Technically I’ve been doing voice over for commercials since I was eight years old. Not professionally of course.I didn’t even know what VO was let alone think it was something one could make a living at. I’m sure my mother still has the cassette tapes somewhere amongst my old belongings that has the audio of me and my cousin, Heidi, recording all sorts of different commercials.
We were doing radio shows and talking about… God knows what and we needed spot breaks, well… because that’s what real radio people did.
So we recorded our own commercials. Among the many, I remember one very vividly. It was Bud Light commercial during the days of the “Give me a Light” campaign. They say “Give me a light” and then they hand them a literal light. Well in our rendition we said “Give me a light” and then…the sound of the kitchen light clicking on it off. *click click click click
Not the greatest production value but I’ve dealt with similar budgets plenty of times.
I went to college for communications course mostly because I needed a degree that I can do nothing with. I ended up working part-time at a local radio station and spending every possible minute the production studio. I was fascinated with the sound effects processors with all the digital effects, the carts, the reel to reel machines… everything! So, because I spent so much time in the production studio I was asked to be a part of several commercials. This was an absolute dream.
My First Professional Commercial Voice Over!
I found my first commercial. I remember recording it very clearly. Jay Pauley the production director was at the helm, he plays the part of the judge. I was the squeaky voice defendant…otherwise known as “the guy who made us redo the spot 20 stinkin’ times”.
Here it is…pulled from a cassette tape, thus the incredible quality….

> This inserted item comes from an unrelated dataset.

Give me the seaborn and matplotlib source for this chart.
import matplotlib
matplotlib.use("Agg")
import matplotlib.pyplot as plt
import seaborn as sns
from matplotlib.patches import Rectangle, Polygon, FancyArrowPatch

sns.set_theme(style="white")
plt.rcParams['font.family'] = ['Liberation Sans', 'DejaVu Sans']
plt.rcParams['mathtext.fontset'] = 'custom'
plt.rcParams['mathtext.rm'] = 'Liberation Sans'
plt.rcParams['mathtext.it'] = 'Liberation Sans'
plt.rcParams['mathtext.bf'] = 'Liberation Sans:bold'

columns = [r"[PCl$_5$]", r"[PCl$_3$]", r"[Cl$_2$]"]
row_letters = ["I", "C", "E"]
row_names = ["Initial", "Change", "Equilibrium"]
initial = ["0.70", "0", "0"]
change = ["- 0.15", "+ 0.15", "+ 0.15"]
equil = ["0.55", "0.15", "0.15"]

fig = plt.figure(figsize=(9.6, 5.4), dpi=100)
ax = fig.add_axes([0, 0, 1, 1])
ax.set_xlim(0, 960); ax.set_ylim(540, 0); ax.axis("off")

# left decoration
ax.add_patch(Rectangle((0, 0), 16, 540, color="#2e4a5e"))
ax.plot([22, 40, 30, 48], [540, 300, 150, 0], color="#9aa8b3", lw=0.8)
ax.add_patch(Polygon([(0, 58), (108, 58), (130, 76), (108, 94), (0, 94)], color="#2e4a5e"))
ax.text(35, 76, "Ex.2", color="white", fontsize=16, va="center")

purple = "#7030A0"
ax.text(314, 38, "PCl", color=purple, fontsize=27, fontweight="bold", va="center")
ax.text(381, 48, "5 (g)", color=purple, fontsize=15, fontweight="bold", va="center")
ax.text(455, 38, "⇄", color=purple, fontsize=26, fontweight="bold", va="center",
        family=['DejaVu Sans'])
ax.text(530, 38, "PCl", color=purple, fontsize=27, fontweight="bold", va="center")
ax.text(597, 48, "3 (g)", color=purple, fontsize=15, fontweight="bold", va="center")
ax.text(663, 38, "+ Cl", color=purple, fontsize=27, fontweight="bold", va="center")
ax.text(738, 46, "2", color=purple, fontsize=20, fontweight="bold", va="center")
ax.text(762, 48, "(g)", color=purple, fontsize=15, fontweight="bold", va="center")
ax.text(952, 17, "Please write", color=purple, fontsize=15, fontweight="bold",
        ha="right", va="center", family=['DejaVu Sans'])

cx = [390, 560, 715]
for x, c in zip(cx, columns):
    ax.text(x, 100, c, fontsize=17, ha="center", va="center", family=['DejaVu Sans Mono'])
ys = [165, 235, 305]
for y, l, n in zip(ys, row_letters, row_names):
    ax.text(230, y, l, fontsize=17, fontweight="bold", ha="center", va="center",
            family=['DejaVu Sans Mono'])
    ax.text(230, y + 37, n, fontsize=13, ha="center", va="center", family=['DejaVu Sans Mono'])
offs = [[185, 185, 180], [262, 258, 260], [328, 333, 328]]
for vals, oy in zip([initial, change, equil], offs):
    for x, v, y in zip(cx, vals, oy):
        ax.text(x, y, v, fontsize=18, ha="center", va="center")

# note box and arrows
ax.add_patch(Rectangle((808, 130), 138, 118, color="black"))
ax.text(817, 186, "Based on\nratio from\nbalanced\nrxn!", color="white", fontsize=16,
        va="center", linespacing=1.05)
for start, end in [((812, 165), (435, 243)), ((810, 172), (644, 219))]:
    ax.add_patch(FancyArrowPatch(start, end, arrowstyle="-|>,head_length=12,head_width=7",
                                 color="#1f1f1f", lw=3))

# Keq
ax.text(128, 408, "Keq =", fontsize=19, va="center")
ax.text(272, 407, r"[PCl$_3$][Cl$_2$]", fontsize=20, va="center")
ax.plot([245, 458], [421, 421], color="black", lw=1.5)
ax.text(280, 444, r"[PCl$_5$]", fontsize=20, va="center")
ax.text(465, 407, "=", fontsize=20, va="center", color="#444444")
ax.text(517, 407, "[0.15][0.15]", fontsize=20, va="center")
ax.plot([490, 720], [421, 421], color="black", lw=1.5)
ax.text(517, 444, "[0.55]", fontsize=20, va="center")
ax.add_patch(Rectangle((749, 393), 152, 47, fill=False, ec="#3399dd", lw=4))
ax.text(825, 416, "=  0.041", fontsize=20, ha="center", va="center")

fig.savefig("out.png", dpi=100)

Old-School Radio Voice Over!
Old School Radio is what I call it when we have to do it in one take or we have to start over again. Not just the voice but the sound effects and music all in one take. The production director recorded everything he needed onto separate cards and, like conducting an orchestra, he read the script, hit the sound effects, faded the music in and out plus we had to get the perfect read on top of it.

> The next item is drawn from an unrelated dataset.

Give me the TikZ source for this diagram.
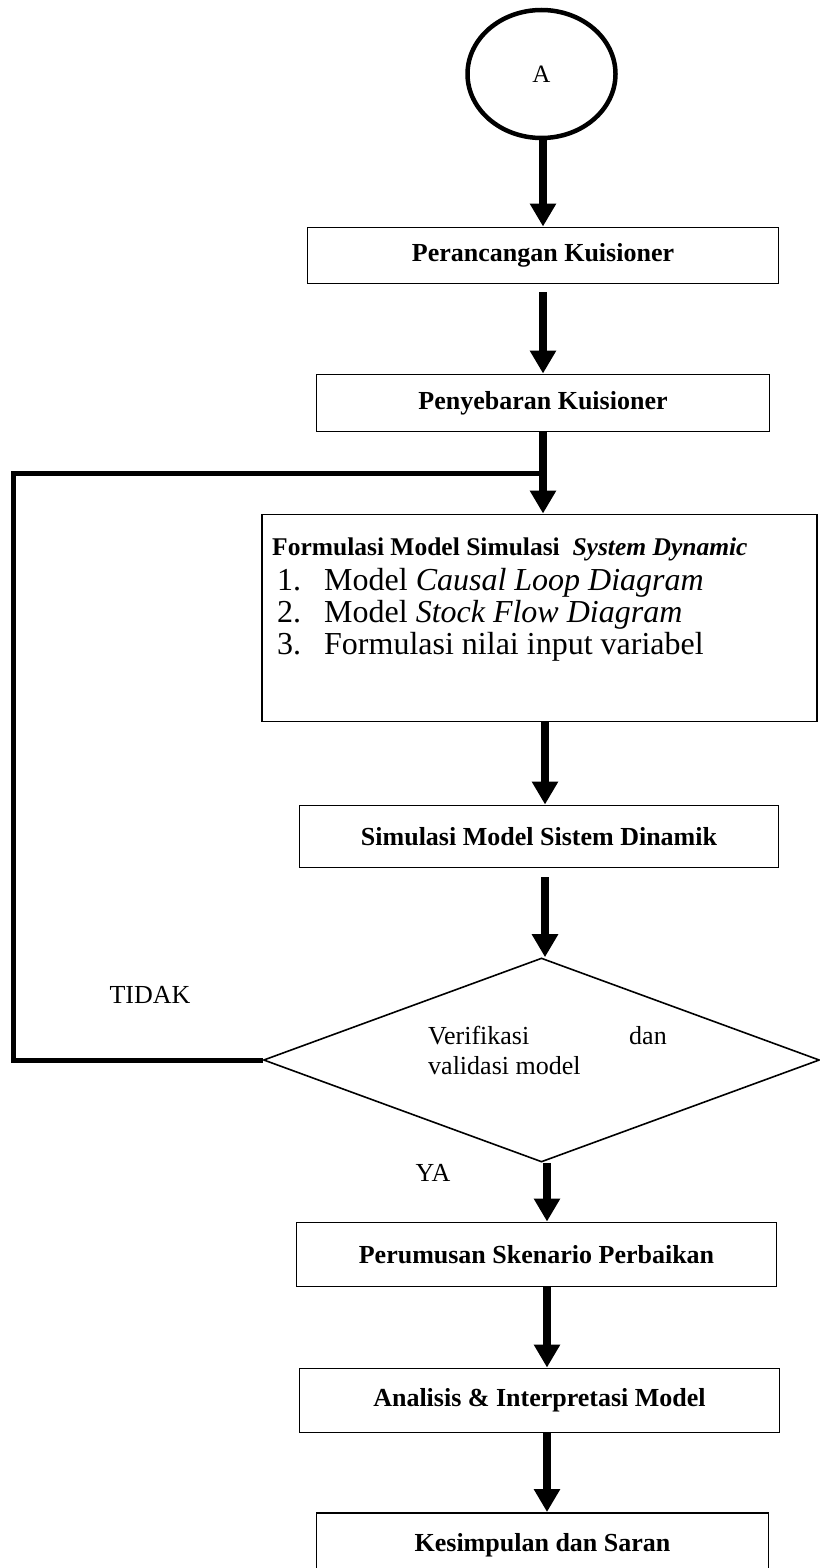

It absolutely blew my mind and solidified my need to be in the recording studio whether that meant recording music, voice overs, producing commercials… I needed that red on-air light. I needed that rush of adrenaline once the stopwatch started rolling.

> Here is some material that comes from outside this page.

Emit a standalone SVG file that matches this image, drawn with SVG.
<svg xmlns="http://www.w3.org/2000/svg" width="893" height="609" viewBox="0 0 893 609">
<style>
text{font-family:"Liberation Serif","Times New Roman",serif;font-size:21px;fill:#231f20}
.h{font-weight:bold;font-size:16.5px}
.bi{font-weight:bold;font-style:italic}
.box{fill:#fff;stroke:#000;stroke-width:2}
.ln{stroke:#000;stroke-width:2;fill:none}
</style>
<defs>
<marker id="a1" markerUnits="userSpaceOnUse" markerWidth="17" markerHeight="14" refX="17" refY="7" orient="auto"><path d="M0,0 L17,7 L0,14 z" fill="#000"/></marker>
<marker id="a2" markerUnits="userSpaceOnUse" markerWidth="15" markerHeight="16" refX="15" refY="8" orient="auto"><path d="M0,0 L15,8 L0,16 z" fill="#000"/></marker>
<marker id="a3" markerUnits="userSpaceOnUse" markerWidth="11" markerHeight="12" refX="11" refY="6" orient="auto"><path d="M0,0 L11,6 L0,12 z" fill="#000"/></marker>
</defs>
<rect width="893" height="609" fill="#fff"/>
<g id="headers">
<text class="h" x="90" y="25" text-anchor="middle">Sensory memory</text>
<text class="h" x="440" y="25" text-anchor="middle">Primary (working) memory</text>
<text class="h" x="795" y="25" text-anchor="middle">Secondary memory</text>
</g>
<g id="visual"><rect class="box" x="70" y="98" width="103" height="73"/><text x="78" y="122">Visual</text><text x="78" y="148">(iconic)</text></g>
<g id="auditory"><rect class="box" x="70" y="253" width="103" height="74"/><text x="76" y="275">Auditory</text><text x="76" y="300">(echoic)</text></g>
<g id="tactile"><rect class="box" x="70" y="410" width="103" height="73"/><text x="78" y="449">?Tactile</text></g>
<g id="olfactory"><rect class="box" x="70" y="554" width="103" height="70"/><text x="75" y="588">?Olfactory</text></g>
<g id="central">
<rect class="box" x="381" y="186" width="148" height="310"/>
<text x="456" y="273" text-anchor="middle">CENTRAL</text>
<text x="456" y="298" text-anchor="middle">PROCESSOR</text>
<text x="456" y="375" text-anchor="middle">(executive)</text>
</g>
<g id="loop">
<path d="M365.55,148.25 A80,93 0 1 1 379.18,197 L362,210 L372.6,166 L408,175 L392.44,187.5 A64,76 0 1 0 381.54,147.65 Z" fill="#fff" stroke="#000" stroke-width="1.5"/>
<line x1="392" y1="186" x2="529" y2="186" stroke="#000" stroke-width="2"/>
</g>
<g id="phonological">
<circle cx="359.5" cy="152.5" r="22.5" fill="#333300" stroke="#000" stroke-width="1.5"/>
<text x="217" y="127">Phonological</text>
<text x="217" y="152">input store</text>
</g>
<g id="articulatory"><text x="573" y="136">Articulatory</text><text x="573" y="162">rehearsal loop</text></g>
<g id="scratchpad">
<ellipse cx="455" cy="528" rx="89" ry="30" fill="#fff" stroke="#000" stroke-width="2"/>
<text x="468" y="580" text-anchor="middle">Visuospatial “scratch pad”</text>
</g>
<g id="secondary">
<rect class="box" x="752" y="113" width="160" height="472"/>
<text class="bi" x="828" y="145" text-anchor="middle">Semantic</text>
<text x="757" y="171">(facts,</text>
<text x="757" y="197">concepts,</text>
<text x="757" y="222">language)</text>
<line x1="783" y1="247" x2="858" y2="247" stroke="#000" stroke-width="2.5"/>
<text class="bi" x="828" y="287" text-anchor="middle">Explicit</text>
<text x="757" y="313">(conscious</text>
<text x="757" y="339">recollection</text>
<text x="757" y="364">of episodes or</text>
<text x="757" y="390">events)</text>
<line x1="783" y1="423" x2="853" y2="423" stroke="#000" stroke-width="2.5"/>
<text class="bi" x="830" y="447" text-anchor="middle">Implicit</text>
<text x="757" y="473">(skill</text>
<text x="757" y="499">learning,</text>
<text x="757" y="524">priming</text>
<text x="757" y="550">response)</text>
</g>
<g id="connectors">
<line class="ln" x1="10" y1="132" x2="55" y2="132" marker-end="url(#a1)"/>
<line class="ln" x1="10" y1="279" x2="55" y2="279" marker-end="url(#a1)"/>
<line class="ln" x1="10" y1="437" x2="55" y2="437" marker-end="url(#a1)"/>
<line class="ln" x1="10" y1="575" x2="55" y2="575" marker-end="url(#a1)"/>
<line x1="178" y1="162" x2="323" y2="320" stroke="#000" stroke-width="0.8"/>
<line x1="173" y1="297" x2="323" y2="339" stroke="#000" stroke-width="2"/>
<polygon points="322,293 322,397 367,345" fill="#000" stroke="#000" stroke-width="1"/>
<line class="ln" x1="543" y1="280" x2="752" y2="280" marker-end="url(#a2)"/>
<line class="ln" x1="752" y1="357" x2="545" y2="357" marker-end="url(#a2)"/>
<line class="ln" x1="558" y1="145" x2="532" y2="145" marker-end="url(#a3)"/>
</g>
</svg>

We do things differently now. You can do a lot more with less but you have the safety net of the digital punch-in. It’s nice to have but don’t want to use it as a crutch. My father told me every kid should learn to drive with a stick shift because they’ll appreciate an automatic that much more. I believe producers and voice overs should learn to create by dubbing music and sound effects on to multiple carts and firing them off with precise synchronization.
Then again, I’m typing this on an iPad in the middle of a cornfield. Maybe I will go with technology instead.